Take that, New England chloride compounds.
 
They clean everything and sand blast the area to be rustproofed. Then they spray on the hot rustproofing that does include beeswax. They offer free patches if scraped off for the life of the vehicle!
Seems idiotic to sand blast the powder coating and galvanized surface of the frame down to metal which makes it more prone to corrosion. You can also apply Fluid Film, Woolwax, or NH Oil Undercoating that go over thr top of the OEM protective coatings. We have a local shop that we have apply Fluid Film. It does the job, but has two primary downsides 1) since it is lanolin based the vehicle smells like a sheep barn for a bit and 2) it is messy when you do any work on the underside of the vehicle. The latter may be less of a concern for a new vehicle, but I have a 1994 that I crawl under on a fairly regular basis, and it is messy.
 
Are you guys sure this does anything beyond the factory wax? It seems like you guys in VT and NH are convinced it does, and that you have some sort of kryptonite version of winter road treatment that the rest of us don’t have. @vtgrenadier and I often argue about the Great Cheese and Maple Syrup war between WI and VT - I would like to add road salt/treatment to the list and just say I think you all are nuts. Additionally, I would like to point out that since you all are tiny pretend states, you have to name your football team for an entire region, whereas most places just name it after a city - or in our case, maybe the city and an inlet of Lake Michigan.

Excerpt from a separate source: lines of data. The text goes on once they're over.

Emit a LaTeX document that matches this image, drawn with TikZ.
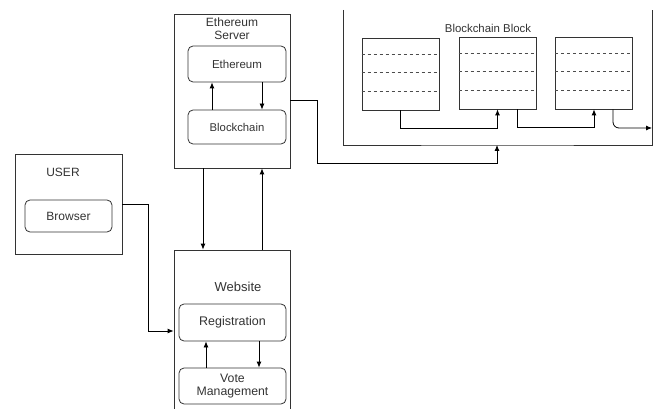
\documentclass[tikz,border=0pt]{standalone}
\usepackage{fontspec}
\setmainfont{Liberation Sans}
\usetikzlibrary{arrows.meta}
\tikzset{
  box/.style={draw=black!80,line width=0.8pt,inner sep=0pt},
  rbox/.style={box,rounded corners=5pt,font=\fontsize{12}{14}\selectfont,text=black!80},
  lbl/.style={font=\fontsize{12}{14}\selectfont,text=black!80,align=center,inner sep=0pt},
  arr/.style={-{Latex[length=6pt,width=5pt]},line width=0.8pt},
  blk/.style={box,minimum width=77,minimum height=72},
}
\begin{document}
\begin{tikzpicture}[x=1pt,y=-1pt]
\useasboundingbox (0,0) rectangle (659,409);
% user side
\node[box,minimum width=107,minimum height=100](user) at (68.5,204){};
\node[lbl](usertxt) at (63,172){USER};
\node[rbox,minimum width=87,minimum height=32](browser) at (68.5,216){Browser};
% ethereum server
\node[box,minimum width=116,minimum height=154](srv) at (232,91){};
\node[lbl,font=\fontsize{12}{13}\selectfont](srvtxt) at (232,28.5){Ethereum\\Server};
\node[rbox,minimum width=98,minimum height=36,font=\fontsize{11.5}{14}\selectfont](eth) at (237,64){Ethereum};
\node[rbox,minimum width=98,minimum height=34,font=\fontsize{11.3}{14}\selectfont](chain) at (237,127){Blockchain};
\draw[arr]([xshift=-25pt]chain.north)--([xshift=-25pt]eth.south);
\draw[arr]([xshift=25pt]eth.south)--([xshift=25pt]chain.north);
% website
\node[box,minimum width=116,minimum height=170](web) at (232,335){};
\node[lbl,font=\fontsize{13}{15}\selectfont](webtxt) at (238,287){Website};
\node[rbox,minimum width=107,minimum height=37,font=\fontsize{12.5}{14}\selectfont](reg) at (232.5,322.5){Registration};
\node[rbox,minimum width=107,minimum height=36,align=center,font=\fontsize{12.3}{13.5}\selectfont](vote) at (232.5,386){Vote\\Management};
\draw[arr]([xshift=-26.5pt]vote.north)--([xshift=-26.5pt]reg.south);
\draw[arr]([xshift=26.5pt]reg.south)--([xshift=26.5pt]vote.north);
% server <-> website
\draw[arr]([xshift=-29pt]srv.south)--([xshift=-29pt]web.north);
\draw[arr]([xshift=30pt]web.north)--([xshift=30pt]srv.south);
\draw[arr](user.east)--++(26,0)|-([yshift=4pt]web.west);
% blockchain block
\coordinate(tl) at (343,10);
\coordinate(tr) at (652,10);
\coordinate(chainbot) at (497,145);
\draw[line width=0.8pt,draw=black!80](tl)|-(chainbot)-|(tr);
\node[lbl,font=\fontsize{11.4}{14}\selectfont](blktxt) at (488,28){Blockchain Block};
\node[blk](b1) at (400.5,74){};
\node[blk](b2) at (497.5,73){};
\node[blk](b3) at (594,73){};
\foreach \b in {b1,b2,b3}{
  \foreach \d in {17,35,54}
    \draw[dashed,line width=0.6pt,draw=black!70]([yshift=-\d pt]\b.north west)--([yshift=-\d pt]\b.north east);
}
\draw[arr](b1.south)--++(0,18)-|(b2.south);
\draw[arr]([xshift=19.5pt]b2.south)--++(0,18)-|(b3.south);
\coordinate(outR) at (652,128);
\draw[arr,rounded corners=6pt]([xshift=19pt]b3.south)|-(outR);
\coordinate(bendA) at (317,163);
\draw[arr]([yshift=-9pt]srv.east)-|(bendA)-|(chainbot);
\end{tikzpicture}
\end{document}
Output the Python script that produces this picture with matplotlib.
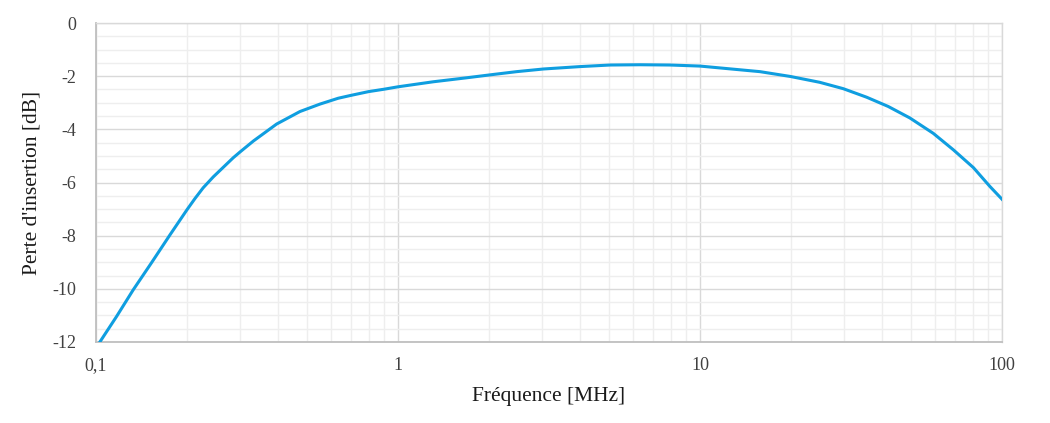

Take that, New England chloride compounds.
I live in Vermont and the levels of corrosion are incredible. I'm sure lots of other states have the same issue, primarily anywhere you get real snow and ice and use both chloride liquid and road salt.

I never buy used vehicles from here anymore. I would gladly pay to fly and drive or trailer a vehicle from a state that doesn't have the same weather/salt/corrosion issues.

And yes, our cheese and maple syrup are the best in the world. Who cares about sports ball teams anyway? :)
 
I have one on order -delivery march’25🤔 - and the dealer is 715km (440 miles), 8hr trip one way. A huge leap of faith coming from a Toyota FJ Cruiser with the dealer 20min away!
I feel this pain. Land Crusiers instead of FJs, but same otherwise. The Ineos is a leap of faith. If you can live with, modify, or upgrade around the quirks to a tolerable level, you will enjoy the Grenadier. It has a little better rearward visibility than an FJ cruiser though, so that's a big upgrade. And you get SFA instead of IFS, think more land cruiser 80 than FJ cruiser levels of offroad capability. One is good, the other is gooder. lol 😂
 
I live in Pittsburgh. Well, a river town adjacent to Pittsburgh. Our maint crews have the streets looking like the salt flats Nov to March... It's their seasonal "bonus" overtime, and we have a salt contract so it shows up, snow or not. I also did a stint in management for a manufacturer of high tension fasteners for US Navy craft (big threaded shit that sits in a salt bath)... I would have NEVER stripped a modern factory applied coating to unexposed metal, so I could expose it and apply an aftermarket sprayed on cold surface coating. I can't tell you what exact processes Ineos is using, but just the physical examination looks to me like they didn't f**k around compared to other regular cars, that themselves are lasting 20 years in these conditions.

I just spot hit around threaded bolts, folds, and joined surfaces with fluid film. It works better than the old MGB waxoyl as it self heals. It also has decent capillary action. I also went around with a tread checker, popped off all the caps for unused mounting points and threaded in a button cap bolt with a gob (<-- medieval measurement, the amount of giz a king can fit on his finger in one scoop) of anti seize, and then shot it with a layer of fluid film.